<<<<
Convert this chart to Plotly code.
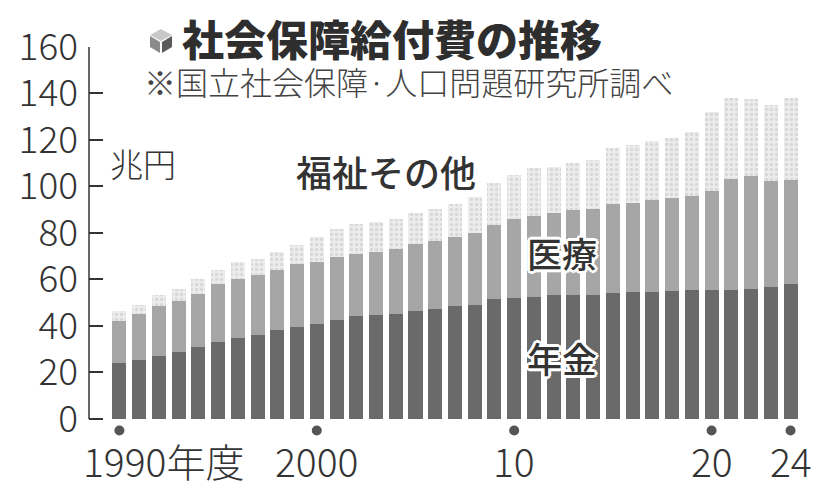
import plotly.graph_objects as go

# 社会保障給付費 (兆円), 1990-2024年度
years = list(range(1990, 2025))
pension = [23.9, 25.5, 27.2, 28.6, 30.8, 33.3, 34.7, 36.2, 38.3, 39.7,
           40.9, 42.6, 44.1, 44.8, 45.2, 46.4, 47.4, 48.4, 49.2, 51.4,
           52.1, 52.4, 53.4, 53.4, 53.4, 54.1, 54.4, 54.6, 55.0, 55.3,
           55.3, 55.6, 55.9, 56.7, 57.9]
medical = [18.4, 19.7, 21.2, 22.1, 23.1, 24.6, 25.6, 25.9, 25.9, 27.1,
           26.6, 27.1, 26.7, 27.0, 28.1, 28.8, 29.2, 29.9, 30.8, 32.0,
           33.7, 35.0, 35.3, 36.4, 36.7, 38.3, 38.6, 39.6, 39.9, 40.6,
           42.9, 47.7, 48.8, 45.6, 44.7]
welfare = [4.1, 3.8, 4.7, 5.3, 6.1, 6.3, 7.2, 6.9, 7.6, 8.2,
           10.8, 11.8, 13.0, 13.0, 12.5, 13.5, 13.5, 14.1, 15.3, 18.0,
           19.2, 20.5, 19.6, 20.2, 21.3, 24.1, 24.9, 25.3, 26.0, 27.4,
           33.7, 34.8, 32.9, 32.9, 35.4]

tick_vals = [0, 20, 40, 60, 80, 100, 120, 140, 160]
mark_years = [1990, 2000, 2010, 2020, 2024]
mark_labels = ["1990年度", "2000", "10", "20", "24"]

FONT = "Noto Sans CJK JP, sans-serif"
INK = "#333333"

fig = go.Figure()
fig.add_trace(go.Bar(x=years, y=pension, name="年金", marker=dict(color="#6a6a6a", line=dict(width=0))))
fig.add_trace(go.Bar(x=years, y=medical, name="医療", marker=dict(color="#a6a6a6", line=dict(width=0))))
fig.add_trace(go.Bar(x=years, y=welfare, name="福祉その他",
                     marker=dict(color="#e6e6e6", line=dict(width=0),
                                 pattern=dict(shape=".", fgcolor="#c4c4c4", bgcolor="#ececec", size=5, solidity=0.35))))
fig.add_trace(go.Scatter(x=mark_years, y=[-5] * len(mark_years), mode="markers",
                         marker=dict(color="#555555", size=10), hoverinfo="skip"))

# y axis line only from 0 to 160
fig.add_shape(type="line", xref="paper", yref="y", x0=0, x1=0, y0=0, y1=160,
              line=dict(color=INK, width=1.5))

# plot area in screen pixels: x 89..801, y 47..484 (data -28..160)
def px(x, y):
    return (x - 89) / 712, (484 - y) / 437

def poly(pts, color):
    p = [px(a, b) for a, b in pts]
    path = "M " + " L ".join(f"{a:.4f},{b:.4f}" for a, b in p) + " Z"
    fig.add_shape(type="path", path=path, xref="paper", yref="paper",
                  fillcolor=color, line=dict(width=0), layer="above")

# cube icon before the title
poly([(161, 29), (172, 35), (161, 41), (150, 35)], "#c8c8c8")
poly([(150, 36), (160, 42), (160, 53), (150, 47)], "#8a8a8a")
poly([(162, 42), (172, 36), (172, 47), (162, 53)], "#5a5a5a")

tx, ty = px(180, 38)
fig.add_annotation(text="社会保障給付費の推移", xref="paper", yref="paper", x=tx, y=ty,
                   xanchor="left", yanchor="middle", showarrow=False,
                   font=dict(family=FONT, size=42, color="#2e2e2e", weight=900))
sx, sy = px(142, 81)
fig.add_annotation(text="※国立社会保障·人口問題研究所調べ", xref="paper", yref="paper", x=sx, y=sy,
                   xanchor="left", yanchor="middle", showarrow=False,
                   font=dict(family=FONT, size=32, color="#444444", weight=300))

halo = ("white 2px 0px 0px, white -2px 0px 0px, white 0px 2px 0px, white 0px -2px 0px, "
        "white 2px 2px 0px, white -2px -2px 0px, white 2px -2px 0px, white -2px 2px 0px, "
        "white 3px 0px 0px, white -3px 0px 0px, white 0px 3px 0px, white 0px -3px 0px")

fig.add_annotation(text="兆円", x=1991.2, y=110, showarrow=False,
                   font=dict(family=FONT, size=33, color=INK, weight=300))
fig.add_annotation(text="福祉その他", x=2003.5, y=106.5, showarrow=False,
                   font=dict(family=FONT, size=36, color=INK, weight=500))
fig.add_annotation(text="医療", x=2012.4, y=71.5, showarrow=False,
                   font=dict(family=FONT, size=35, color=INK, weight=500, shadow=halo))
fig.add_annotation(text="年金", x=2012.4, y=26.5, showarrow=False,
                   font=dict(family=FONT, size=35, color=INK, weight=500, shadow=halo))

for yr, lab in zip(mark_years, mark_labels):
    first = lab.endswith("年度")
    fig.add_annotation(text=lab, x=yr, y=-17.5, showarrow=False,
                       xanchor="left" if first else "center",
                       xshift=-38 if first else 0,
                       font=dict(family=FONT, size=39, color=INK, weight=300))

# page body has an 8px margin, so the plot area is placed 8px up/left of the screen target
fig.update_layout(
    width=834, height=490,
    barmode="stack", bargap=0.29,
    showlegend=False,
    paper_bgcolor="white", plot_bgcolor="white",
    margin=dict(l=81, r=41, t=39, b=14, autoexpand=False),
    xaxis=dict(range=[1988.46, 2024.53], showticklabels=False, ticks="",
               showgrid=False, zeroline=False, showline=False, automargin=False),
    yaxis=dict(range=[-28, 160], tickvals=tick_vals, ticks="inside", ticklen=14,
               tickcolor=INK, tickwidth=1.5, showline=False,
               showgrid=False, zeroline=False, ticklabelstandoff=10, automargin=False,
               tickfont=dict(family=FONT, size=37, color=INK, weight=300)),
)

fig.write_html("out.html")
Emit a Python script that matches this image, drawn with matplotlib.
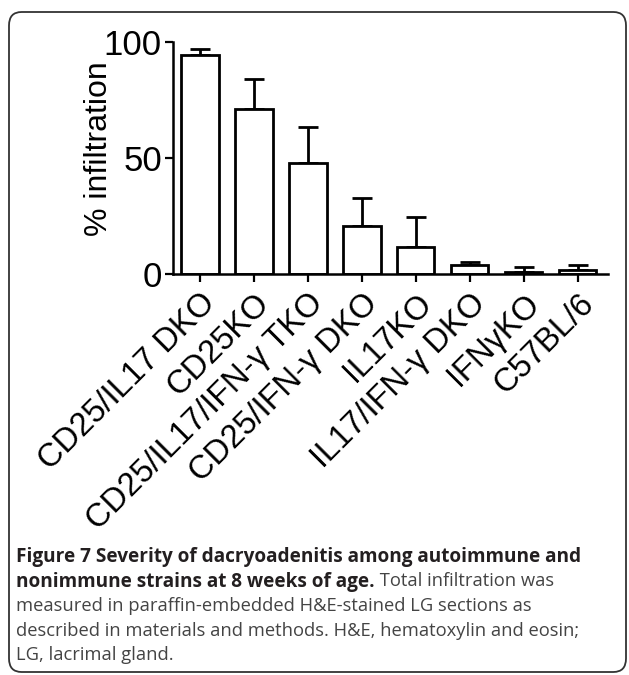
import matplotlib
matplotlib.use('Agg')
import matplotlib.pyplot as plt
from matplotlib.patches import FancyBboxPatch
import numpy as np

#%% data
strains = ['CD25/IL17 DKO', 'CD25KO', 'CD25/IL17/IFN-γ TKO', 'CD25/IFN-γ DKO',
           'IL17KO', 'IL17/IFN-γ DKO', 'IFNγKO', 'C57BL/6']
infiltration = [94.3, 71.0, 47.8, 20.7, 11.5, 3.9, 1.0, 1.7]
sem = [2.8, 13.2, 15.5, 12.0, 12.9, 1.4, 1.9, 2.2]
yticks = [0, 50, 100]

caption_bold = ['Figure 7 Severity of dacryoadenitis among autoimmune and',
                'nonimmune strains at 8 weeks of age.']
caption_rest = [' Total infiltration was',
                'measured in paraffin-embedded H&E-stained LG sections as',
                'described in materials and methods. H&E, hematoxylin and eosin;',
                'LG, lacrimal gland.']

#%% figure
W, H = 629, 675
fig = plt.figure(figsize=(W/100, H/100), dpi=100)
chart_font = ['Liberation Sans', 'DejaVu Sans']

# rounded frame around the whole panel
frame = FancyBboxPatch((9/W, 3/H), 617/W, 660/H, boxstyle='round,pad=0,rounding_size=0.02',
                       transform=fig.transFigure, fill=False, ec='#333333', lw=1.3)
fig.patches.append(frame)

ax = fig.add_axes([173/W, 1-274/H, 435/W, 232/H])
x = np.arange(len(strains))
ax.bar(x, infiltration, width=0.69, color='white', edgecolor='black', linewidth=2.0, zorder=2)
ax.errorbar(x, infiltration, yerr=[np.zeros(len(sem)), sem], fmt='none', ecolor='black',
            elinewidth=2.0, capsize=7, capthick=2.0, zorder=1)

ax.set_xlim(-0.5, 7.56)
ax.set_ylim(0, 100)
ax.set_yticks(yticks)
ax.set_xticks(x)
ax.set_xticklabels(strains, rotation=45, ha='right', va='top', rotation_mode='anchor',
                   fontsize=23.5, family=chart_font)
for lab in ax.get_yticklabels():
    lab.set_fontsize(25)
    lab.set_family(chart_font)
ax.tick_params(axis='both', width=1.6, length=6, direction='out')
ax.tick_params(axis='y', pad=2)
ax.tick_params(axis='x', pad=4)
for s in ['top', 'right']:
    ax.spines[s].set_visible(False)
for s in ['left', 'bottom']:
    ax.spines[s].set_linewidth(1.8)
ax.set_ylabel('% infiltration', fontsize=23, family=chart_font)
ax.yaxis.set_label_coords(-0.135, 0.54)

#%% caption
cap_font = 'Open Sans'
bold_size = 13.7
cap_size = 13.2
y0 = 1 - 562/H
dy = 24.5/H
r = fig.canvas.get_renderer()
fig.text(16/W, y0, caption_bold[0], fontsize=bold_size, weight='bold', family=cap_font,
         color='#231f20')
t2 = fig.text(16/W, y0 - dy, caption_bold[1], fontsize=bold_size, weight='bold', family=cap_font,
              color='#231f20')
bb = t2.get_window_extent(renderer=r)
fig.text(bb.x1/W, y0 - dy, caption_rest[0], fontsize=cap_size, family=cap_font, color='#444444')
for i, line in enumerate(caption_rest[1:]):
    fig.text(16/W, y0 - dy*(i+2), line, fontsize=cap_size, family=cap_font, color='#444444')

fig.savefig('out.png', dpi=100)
>>>>
What is being asked: From the listing above, find the number of lines with the word "this" in them. Answer with the number only.

Solution: 2